Marlow (previously Great Marlow or Chipping Marlow) is a town on the very southern tip of Buckinghamshire, England. It is located on the River Thames, four miles south of High Wycombe, and four miles north west of Maidenhead.

The town name is Anglo Saxon in origin, and means 'land remaining after the draining of a pool'. In the Domesday Book in 1086 it was recorded as Merlaue, though previously it was known as Merelafan.

Marlow has been an important town for many years. This is because of its location on the River Thames: a major trade route from London. It has had its own market since 1324 at the latest, and as early as 1299 the town had its own Member of Parliament.

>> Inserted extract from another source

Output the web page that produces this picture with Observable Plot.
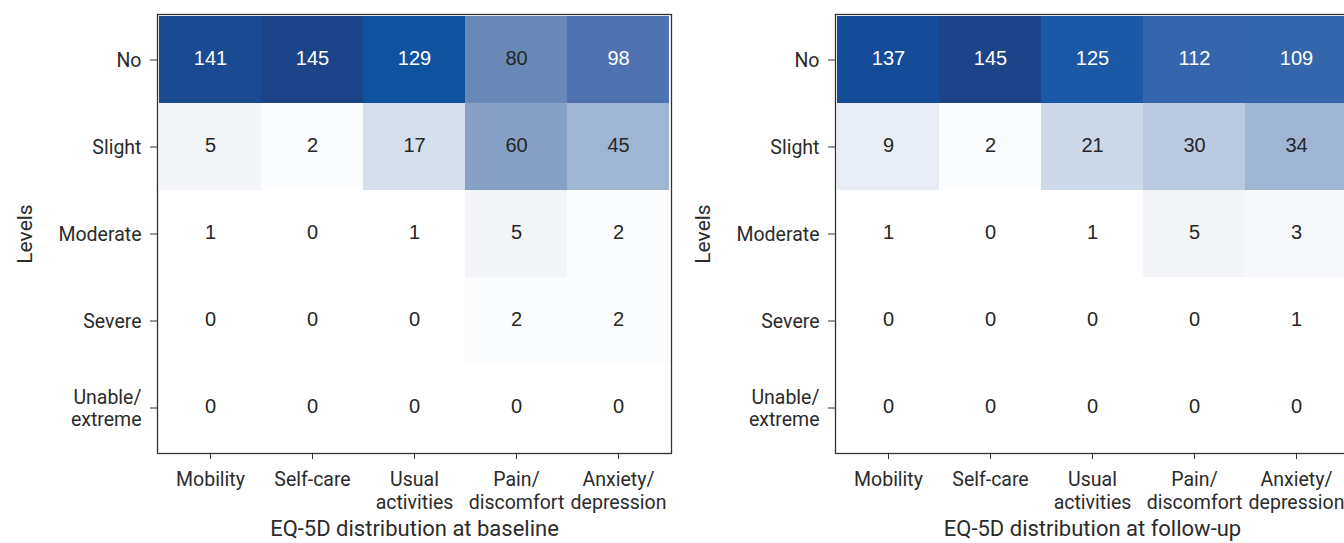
<!DOCTYPE html>
<html>
<head>
<meta charset="utf-8">
<script src="https://cdn.jsdelivr.net/npm/d3@7"></script>
<script src="https://cdn.jsdelivr.net/npm/@observablehq/plot@0.6"></script>
<style>
  html, body { margin: 0; padding: 0; background: #fff; overflow: hidden; }
  #wrap { display: flex; width: 1360px; }
  #wrap svg { flex: none; }
</style>
</head>
<body>
<div id="wrap"></div>
<script>
const dims = ["Mobility", "Self-care", "Usual activities", "Pain/discomfort", "Anxiety/depression"];
const xTickLabels = ["Mobility", "Self-care", "Usual\nactivities", "Pain/\ndiscomfort", "Anxiety/\ndepression"];
const levels = ["No", "Slight", "Moderate", "Severe", "Unable/extreme"];
const yTickLabels = ["No", "Slight", "Moderate", "Severe", "Unable/\nextreme"];

// values per dimension, ordered by level (No, Slight, Moderate, Severe, Unable/extreme)
const baselineMobility = [141, 5, 1, 0, 0];
const baselineSelfCare = [145, 2, 0, 0, 0];
const baselineUsual    = [129, 17, 1, 0, 0];
const baselinePain     = [80, 60, 5, 2, 0];
const baselineAnxiety  = [98, 45, 2, 2, 0];

const followMobility = [137, 9, 1, 0, 0];
const followSelfCare = [145, 2, 0, 0, 0];
const followUsual    = [125, 21, 1, 0, 0];
const followPain     = [112, 30, 5, 0, 0];
const followAnxiety  = [109, 34, 3, 1, 0];

const baselineTitle = "EQ-5D distribution at baseline";
const followTitle = "EQ-5D distribution at follow-up";
const yTitle = "Levels";

// colour scale stops (style)
const baseColorDomain = [0, 1, 2, 5, 17, 45, 60, 80, 98, 129, 141, 145];
const baseColorRange  = ["#ffffff", "#ffffff", "#fbfcfe", "#f3f5f9", "#d6e0ec", "#a0b4d4", "#86a0c8", "#6888b8", "#4f72b0", "#0f52a0", "#1a4a92", "#1c4488"];
const followColorDomain = [0, 1, 2, 3, 5, 9, 21, 30, 34, 109, 112, 125, 137, 145];
const followColorRange  = ["#ffffff", "#ffffff", "#fbfcfe", "#f7f8fc", "#f3f5f9", "#e8edf5", "#cdd9e8", "#bccae0", "#a0b4d4", "#3466ac", "#3465ad", "#1b58a6", "#154c9a", "#1c4488"];

function heat(columns, title, cDomain, cRange) {
  const data = [];
  dims.forEach((d, i) => levels.forEach((l, j) => data.push({dim: d, level: l, value: columns[i][j]})));
  return Plot.plot({
    width: 678, height: 543,
    marginLeft: 157, marginRight: 7, marginTop: 14, marginBottom: 90,
    style: {fontFamily: "Roboto, sans-serif", fontSize: "18px", color: "#2b2b2b", background: "#fff"},
    x: {domain: dims, padding: 0, label: null},
    y: {domain: levels, padding: 0, label: null},
    color: {type: "linear", domain: cDomain, range: cRange, interpolate: "rgb"},
    marks: [
      Plot.cell(data, {x: "dim", y: "level", fill: "value", inset: 0}),
      Plot.text(data, {x: "dim", y: "level", text: d => String(d.value), dy: -1,
        fill: d => d.value > 90 ? "#ffffff" : "#262626",
        fontFamily: "'Liberation Sans', Arial, sans-serif", fontSize: 20}),
      Plot.frame({stroke: "#333", strokeWidth: 1.3}),
      Plot.axisX({tickSize: 6, tickPadding: 11, lineHeight: 1.15, fontSize: 19.5,
        tickFormat: d => xTickLabels[dims.indexOf(d)], label: null, stroke: "#333"}),
      Plot.axisY({tickSize: 7, tickPadding: 9, lineHeight: 1.15, fontSize: 19.5, dy: 0,
        tickFormat: d => yTickLabels[levels.indexOf(d)], label: null, stroke: "#333"}),
      Plot.text([title], {frameAnchor: "bottom", dy: 82, fontSize: 22, fill: "#2b2b2b"}),
      Plot.text([yTitle], {frameAnchor: "left", textAnchor: "middle", dx: -132, rotate: -90, fontSize: 21, fill: "#2b2b2b"})
    ]
  });
}

const wrap = document.getElementById("wrap");
wrap.append(heat([baselineMobility, baselineSelfCare, baselineUsual, baselinePain, baselineAnxiety], baselineTitle, baseColorDomain, baseColorRange));
wrap.append(heat([followMobility, followSelfCare, followUsual, followPain, followAnxiety], followTitle, followColorDomain, followColorRange));
</script>
</body>
</html>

There has been a bridge over the Thames at Marlow since the reign of King Edward III. The current bridge is a suspension bridge, designed by William Tierney Clark in 1832, and was a prototype for the nearly identical but larger Széchenyi Chain Bridge across the River Danube in Budapest.

The Royal Military College, now based at Sandhurst in Surrey was also once located in this town. Notable residents of the town have included Mary Shelley (who wrote Frankenstein there), Percy Bysshe Shelley, T. S. Eliot, Jerome K. Jerome and General George Higginson.

Today the town hosts a regular regatta, and is the location of one of the Thames's locks.

Marlow is adjoined by Little Marlow via the Little Marlow Road and to Bourne End by the same road. Nearby is Cookham Dean, famous for its Cricket Pitch and the fact that Led Zeppelin recorded Travellin' River side Blues there in the 90's.